There Is Safety in Numbers
Since the beginning of time, humans have bonded together in tribes, villages, political units, and families. Their collective dreaming has helped them to maintain traditions, mythologies, and spiritual practices throughout time. The rigid belief in the truth and rightness of their collective dream has, unfortunately, also resulted in the wars and other conflicts that are such a common part of the human experience.
The Toltec wisdom acknowledges the importance of people identifying themselves with dreams larger than their own. The many different religions mentioned earlier are a primary example of how humans have bonded together in group belief systems. In the larger dream of the planet, the need for “a religion” has existed forever, because humans have always needed to explain the unexplainable. Over time, however, the beliefs, mythologies, and power of any particular religious practice have changed or vanished.
These collective dreams are as important and inevitable as the individual dreams from which they are made. The Toltec wisdom teaches that it is the inflexible personal identification with any belief that goes against the awakening and freedom of the individual.

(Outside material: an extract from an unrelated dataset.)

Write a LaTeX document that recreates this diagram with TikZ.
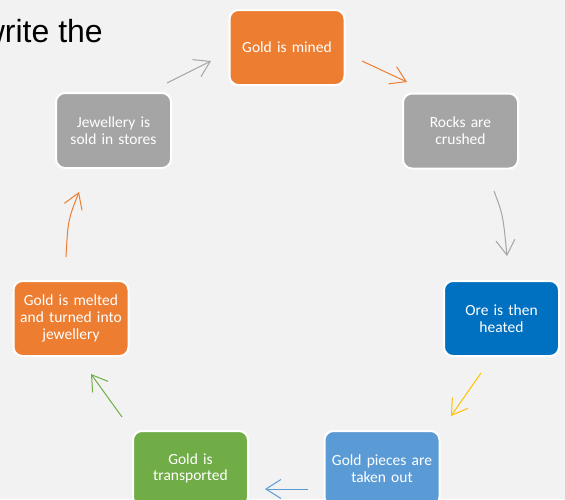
\documentclass[tikz,border=0pt]{standalone}
\usepackage{fontspec}
\setmainfont{Carlito}
\newfontfamily\arialfont{Liberation Sans}
\usetikzlibrary{arrows.meta}
\definecolor{bg}{HTML}{F2F2F2}
\definecolor{cOrange}{HTML}{ED7D31}
\definecolor{cGray}{HTML}{A5A5A5}
\definecolor{cDarkBlue}{HTML}{0070C0}
\definecolor{cBlue}{HTML}{5B9BD5}
\definecolor{cGreen}{HTML}{70AD47}
\definecolor{cYellow}{HTML}{FFC000}
\begin{document}
\begin{tikzpicture}[x=1pt,y=-1pt,
  stepbox/.style={rounded corners=9pt, draw=white, line width=2pt,
    minimum width=115pt, minimum height=75pt, text width=112pt,
    align=center, text=white, inner sep=0pt,
    font=\fontsize{15.5}{16.7}\selectfont},
  conn/.style={line width=1pt, -{Straight Barb[length=15pt,width=19pt]}}]
\useasboundingbox (0,0) rectangle (565,499);
\fill[bg] (0,0) rectangle (565,499);

\node[anchor=base east, font=\arialfont\fontsize{32}{38}\selectfont, inner sep=0pt] (title) at (103,42) {write the};

\node[stepbox, fill=cOrange] (mined) at (287,47.5) {Gold is mined};
\node[stepbox, fill=cGray] (rocks) at (460.5,131) {Rocks are\\crushed};
\node[stepbox, fill=cDarkBlue] (ore) at (501.5,318.5) {Ore is then\\heated};
\node[stepbox, fill=cBlue] (pieces) at (382,468.5) {Gold pieces are\\taken out};
\node[stepbox, fill=cGreen] (transp) at (190.5,468.5) {Gold is\\transported};
\node[stepbox, fill=cOrange] (melted) at (71,318.5) {Gold is melted\\and turned into\\jewellery};
\node[stepbox, fill=cGray] (jewel) at (113.5,130.5) {Jewellery is\\sold in stores};

\coordinate (a1s) at (362,61);  \coordinate (a1e) at (407,82);
\coordinate (a2s) at (494,191); \coordinate (a2c) at (503,215); \coordinate (a2e) at (507,256);
\coordinate (a3s) at (481,373); \coordinate (a3e) at (451,416);
\coordinate (a4s) at (308,489); \coordinate (a4e) at (265,489);
\coordinate (a5s) at (122,417); \coordinate (a5e) at (91,374);
\coordinate (a6s) at (66,257);  \coordinate (a6c) at (68,220); \coordinate (a6e) at (79,192);
\coordinate (a7s) at (167,83);  \coordinate (a7e) at (211,61);

\draw[conn, cOrange] (a1s) -- (a1e);
\draw[conn, cGray] (a2s) .. controls (a2c) .. (a2e);
\draw[conn, cYellow] (a3s) -- (a3e);
\draw[conn, cBlue] (a4s) -- (a4e);
\draw[conn, cGreen] (a5s) -- (a5e);
\draw[conn, cOrange] (a6s) .. controls (a6c) .. (a6e);
\draw[conn, cGray] (a7s) -- (a7e);
\end{tikzpicture}
\end{document}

Human Identity Is Based on Belonging
A child is born into a family and learns the rules of the family, in order to belong. He knows who belongs to his family and who does not. As he gets older, he meets the distant relatives from other locations, and expands his sense of who belongs, and what he belongs to.
Some Toltec teachers speak of this phenomenon as though each group dream creates its own unique universe. For instance, everyone in your family belongs to your family universe. If you marry, your mate automatically becomes part of your family universe, and you are accepted into his or hers. If you divorce, the family universes will decide whether each of you is in or out.
Here is a chance to write an inventory of ten or more universes you belong to. Start small and locally, and expand to include larger group identities. Don't forget to include your gender, ethnicity, and nationality. You might try ranking them according to how attached you are to your identification with each one.
If you belong to a religious group, you will know who belongs to your religious family — even if they are strangers from a distant country. They would not, however, be part of your country or family universe. If you belong to a trade organization, union, car-racing club, men's group, hall of fame, priest-hood, cult, or street gang, all the other members would be part of that universe with you. It is the same for race, ethnicity, language, and even height, weight, hair color, and drug of choice. You identify with those of similar origin, habit, or organization.
Human Conflict Is Based on Identity
When a person is attached to the identity he gains from belonging to a particular universe, he will need to fight to maintain that identity. An example would be a fellow who is a devoted fan of a sports team. If someone else is strongly identified with another team and she claims it is the better universe to belong to, she is making the man wrong for his affiliation. No one likes to be wrong, so he will argue to be right and protect his identity. She doesn't want to be wrong, since her identity is based on her choice of teams, so she has to fight back and argue for her team's supremacy.
Conflict between sports fans, spouses, teenagers and their parents, countries at war, religions, and all ideologies are the result of humans defending their personal identity. They must protect who they are by being right, and making anyone who disagrees wrong. This is the origin of all conflict.